**Problem to solve**
Retype, word for word, the lines between the ones holding "Output the web" and "const gridLines = (xs, ys)", inclusive; pictures stay out of the copy.

start Records for the task

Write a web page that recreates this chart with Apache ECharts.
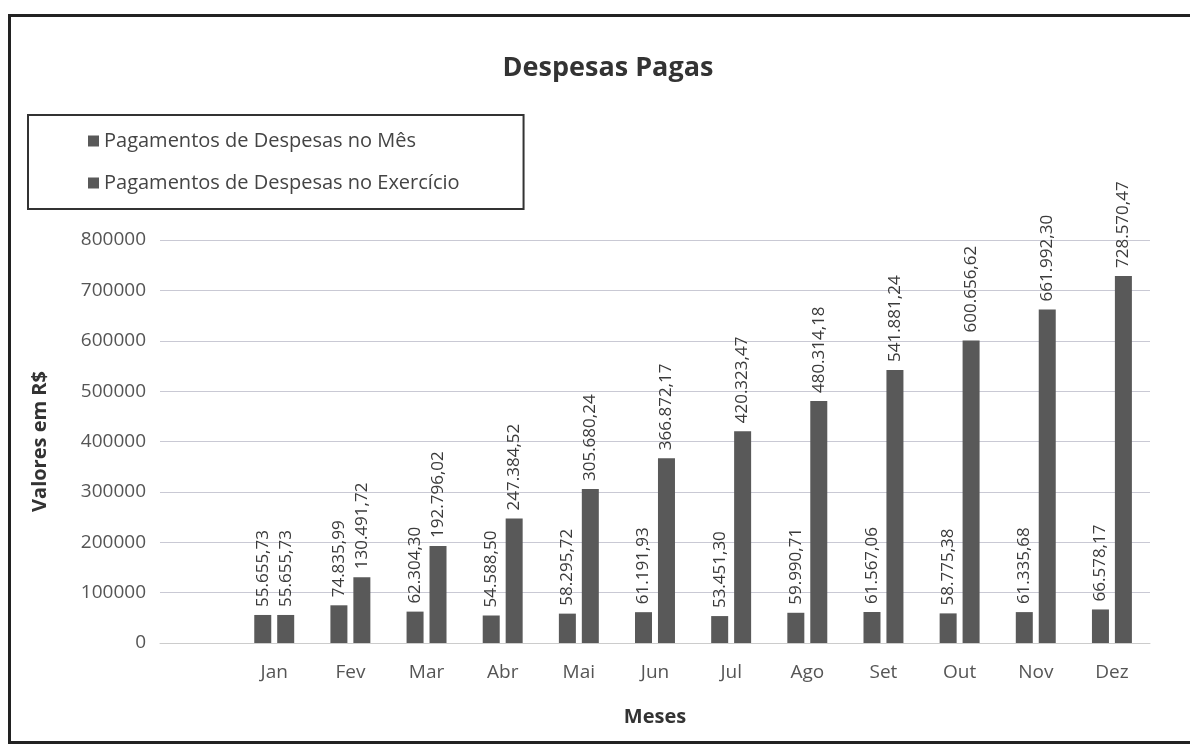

end Records for the task
start Records for the task

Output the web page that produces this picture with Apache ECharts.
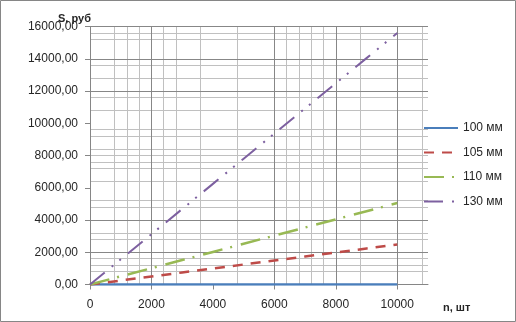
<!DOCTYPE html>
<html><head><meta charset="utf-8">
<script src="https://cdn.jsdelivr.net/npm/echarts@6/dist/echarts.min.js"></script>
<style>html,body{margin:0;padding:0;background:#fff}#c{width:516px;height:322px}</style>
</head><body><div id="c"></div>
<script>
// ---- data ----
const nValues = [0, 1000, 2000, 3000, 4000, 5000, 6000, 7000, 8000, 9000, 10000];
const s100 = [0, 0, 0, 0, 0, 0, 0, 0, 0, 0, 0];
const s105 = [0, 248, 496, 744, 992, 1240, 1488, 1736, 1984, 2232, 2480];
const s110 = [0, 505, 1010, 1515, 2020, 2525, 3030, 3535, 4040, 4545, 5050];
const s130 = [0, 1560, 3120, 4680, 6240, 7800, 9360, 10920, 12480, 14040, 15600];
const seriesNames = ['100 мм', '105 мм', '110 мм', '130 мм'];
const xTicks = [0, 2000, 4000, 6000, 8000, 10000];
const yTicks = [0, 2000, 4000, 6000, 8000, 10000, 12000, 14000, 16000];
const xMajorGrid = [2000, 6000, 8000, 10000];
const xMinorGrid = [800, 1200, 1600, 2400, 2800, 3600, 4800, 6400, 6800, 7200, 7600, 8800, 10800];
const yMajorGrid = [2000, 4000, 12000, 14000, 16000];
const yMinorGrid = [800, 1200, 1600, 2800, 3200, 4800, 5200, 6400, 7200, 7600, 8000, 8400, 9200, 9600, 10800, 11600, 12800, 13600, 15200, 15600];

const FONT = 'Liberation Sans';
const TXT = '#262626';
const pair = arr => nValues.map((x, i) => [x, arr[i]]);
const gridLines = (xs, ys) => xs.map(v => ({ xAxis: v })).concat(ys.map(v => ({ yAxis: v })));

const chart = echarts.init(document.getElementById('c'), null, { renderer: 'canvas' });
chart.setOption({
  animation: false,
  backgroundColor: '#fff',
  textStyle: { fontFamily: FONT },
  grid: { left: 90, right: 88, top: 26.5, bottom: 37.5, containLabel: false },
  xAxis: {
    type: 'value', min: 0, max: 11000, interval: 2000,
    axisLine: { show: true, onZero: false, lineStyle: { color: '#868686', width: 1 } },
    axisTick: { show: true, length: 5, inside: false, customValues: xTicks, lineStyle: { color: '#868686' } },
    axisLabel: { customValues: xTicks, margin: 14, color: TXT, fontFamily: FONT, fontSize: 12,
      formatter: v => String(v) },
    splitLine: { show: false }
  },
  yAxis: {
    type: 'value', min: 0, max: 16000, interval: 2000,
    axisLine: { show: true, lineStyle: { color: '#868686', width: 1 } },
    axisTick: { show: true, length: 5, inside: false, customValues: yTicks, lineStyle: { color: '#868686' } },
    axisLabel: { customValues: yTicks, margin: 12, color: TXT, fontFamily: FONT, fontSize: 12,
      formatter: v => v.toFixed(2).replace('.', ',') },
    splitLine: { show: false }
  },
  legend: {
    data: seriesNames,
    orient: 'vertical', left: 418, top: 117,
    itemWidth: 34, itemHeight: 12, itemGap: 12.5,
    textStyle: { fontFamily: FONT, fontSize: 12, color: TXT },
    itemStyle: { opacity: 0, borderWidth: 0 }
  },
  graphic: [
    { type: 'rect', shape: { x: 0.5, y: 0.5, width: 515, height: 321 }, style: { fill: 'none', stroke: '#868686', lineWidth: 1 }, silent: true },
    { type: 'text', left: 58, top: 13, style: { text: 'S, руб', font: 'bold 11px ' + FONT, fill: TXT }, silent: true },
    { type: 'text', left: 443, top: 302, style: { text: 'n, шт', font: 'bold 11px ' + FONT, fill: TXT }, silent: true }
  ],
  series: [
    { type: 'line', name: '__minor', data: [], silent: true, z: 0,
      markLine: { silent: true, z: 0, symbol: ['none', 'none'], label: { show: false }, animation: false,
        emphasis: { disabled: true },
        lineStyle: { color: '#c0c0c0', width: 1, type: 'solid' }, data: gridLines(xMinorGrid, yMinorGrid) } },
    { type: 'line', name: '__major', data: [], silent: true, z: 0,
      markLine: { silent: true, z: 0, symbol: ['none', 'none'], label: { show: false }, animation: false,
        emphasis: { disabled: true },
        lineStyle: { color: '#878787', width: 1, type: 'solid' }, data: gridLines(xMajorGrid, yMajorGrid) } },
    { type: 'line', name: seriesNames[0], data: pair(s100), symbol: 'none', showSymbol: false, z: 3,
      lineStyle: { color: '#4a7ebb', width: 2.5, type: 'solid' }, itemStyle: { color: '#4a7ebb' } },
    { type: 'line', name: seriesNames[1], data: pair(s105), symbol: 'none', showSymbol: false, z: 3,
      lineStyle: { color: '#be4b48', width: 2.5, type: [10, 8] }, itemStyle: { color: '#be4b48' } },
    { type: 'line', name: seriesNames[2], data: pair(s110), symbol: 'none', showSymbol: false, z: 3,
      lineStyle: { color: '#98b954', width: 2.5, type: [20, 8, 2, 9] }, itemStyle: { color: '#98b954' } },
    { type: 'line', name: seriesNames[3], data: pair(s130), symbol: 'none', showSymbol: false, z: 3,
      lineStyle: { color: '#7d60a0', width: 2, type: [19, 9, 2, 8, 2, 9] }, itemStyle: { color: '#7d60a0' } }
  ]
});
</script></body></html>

end Records for the task

**Answer to this problem**
Output the web page that produces this picture with Apache ECharts.
<!DOCTYPE html>
<html><head><meta charset="utf-8">
<script src="https://cdn.jsdelivr.net/npm/echarts@6/dist/echarts.min.js"></script>
<style>html,body{margin:0;padding:0;background:#fff}#c{width:516px;height:322px}</style>
</head><body><div id="c"></div>
<script>
// ---- data ----
const nValues = [0, 1000, 2000, 3000, 4000, 5000, 6000, 7000, 8000, 9000, 10000];
const s100 = [0, 0, 0, 0, 0, 0, 0, 0, 0, 0, 0];
const s105 = [0, 248, 496, 744, 992, 1240, 1488, 1736, 1984, 2232, 2480];
const s110 = [0, 505, 1010, 1515, 2020, 2525, 3030, 3535, 4040, 4545, 5050];
const s130 = [0, 1560, 3120, 4680, 6240, 7800, 9360, 10920, 12480, 14040, 15600];
const seriesNames = ['100 мм', '105 мм', '110 мм', '130 мм'];
const xTicks = [0, 2000, 4000, 6000, 8000, 10000];
const yTicks = [0, 2000, 4000, 6000, 8000, 10000, 12000, 14000, 16000];
const xMajorGrid = [2000, 6000, 8000, 10000];
const xMinorGrid = [800, 1200, 1600, 2400, 2800, 3600, 4800, 6400, 6800, 7200, 7600, 8800, 10800];
const yMajorGrid = [2000, 4000, 12000, 14000, 16000];
const yMinorGrid = [800, 1200, 1600, 2800, 3200, 4800, 5200, 6400, 7200, 7600, 8000, 8400, 9200, 9600, 10800, 11600, 12800, 13600, 15200, 15600];

const FONT = 'Liberation Sans';
const TXT = '#262626';
const pair = arr => nValues.map((x, i) => [x, arr[i]]);
const gridLines = (xs, ys) => xs.map(v => ({ xAxis: v })).concat(ys.map(v => ({ yAxis: v })));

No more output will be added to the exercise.